L’Aéroport de Notre Dame des Landes est emblématique de la faiblesse actuelle de l’Etat. On peut débattre de l’opportunité de ce projet et d’ailleurs on en débat depuis plus de 40 ans et sans doute aurait-il fallu mieux débattre en amont de ce projet d’intérêt national. Peut-être même qu’un référendum local sur l’opportunité de ce projet en amont de toute décision définitive aurait été souhaitable. Mais, en l’occurrence, les élus nationaux et locaux concernés légitimes se sont prononcés. Ce projet a été débattu devant les tribunaux et plus d’une centaine de décisions de justice devenues définitives ont autorisé le démarrage des travaux qui ne démarrent toujours pas. Car une minorité d’opposants ont refusé, et la démocratie, et la justice et défient depuis plus de 4 ans l’Etat en occupant illégitimement, via une de ces fameuses ZAD (Zone à défendre), les propriétés agricoles libérées pour la réalisation de ce projet. Et, au lieu d’exécuter le droit, le gouvernement ridiculise l’Etat de droit en renvoyant la décision finale à un référendum ubuesque qui se déroulera le 23 juin et qui posera la question de l’opportunité du projet, quarante après son démarrage.
Mais Notre Dame des Landes n’est pas un cas isolé. Le mouvement Zadiste s’étend sur tout le territoire national (il y en aurait une quinzaine actuellement, dont une à Agen !) avec toujours la même pratique d’occupation illégale de propriétés et de blocage de chantier. Et ce mouvement pose un défi central à l’Etat démocratique. La démocratie ne marche qu’avec le consentement de la minorité de voir la majorité exercer le pouvoir dans le respect du cadre fixé par la loi. Les « Zadistes » refusent et la démocratie et la loi face à ce défi, l’Etat de droit n’a pas d’autre choix que de se faire respecter.

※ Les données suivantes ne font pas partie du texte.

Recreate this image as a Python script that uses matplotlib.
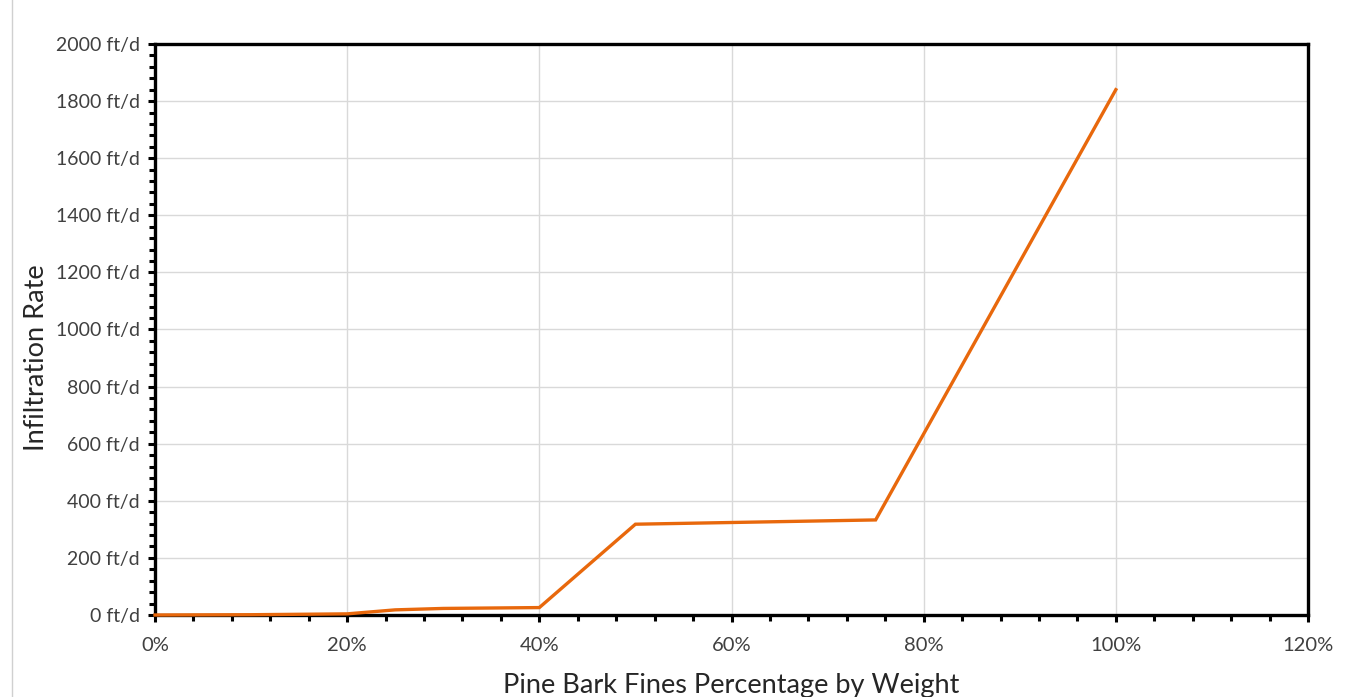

L’Etat de droit doit se faire respecter si la France veut rester une terre de projets et de prospérité. Aujourd’hui, quelque soit l’aménageur – Etat, collectivité locale, entreprise privée – l’aléa de blocage de projet est majeur. Il ne faudra pas venir pleurer ensuite que la croissance française – et les emplois qui vont avec – ne sont pas au rendez-vous.
L’Etat de droit doit surtout faire respecter la démocratie et le droit, qui sont le bien commun de tous les citoyens. Pour reprendre les analyses du sociologue allemand Max Weber, il dispose pour cela du « monopole de la violence physique légitime ». Il est normal qu’il en use avec discernement et avec la volonté d’éviter le plus possible les atteintes physiques aux personnes. Mais il faut au final que l’Etat reste l’Etat et que pour ce faire, il exécute avec fermeté les décisions des élus, nationaux ou locaux, confirmées par le droit.
Cette exigence naturelle n’est pas partisane, même s‘il y aurait beaucoup à dire sur la responsabilité du gouvernement actuel dans cette faiblesse de notre Etat. Elle rassemble tous les démocrates de ce pays quelque soit leur sensibilité politique.
Elle est une des réponses de fond à la progression des extrémismes dans notre pays.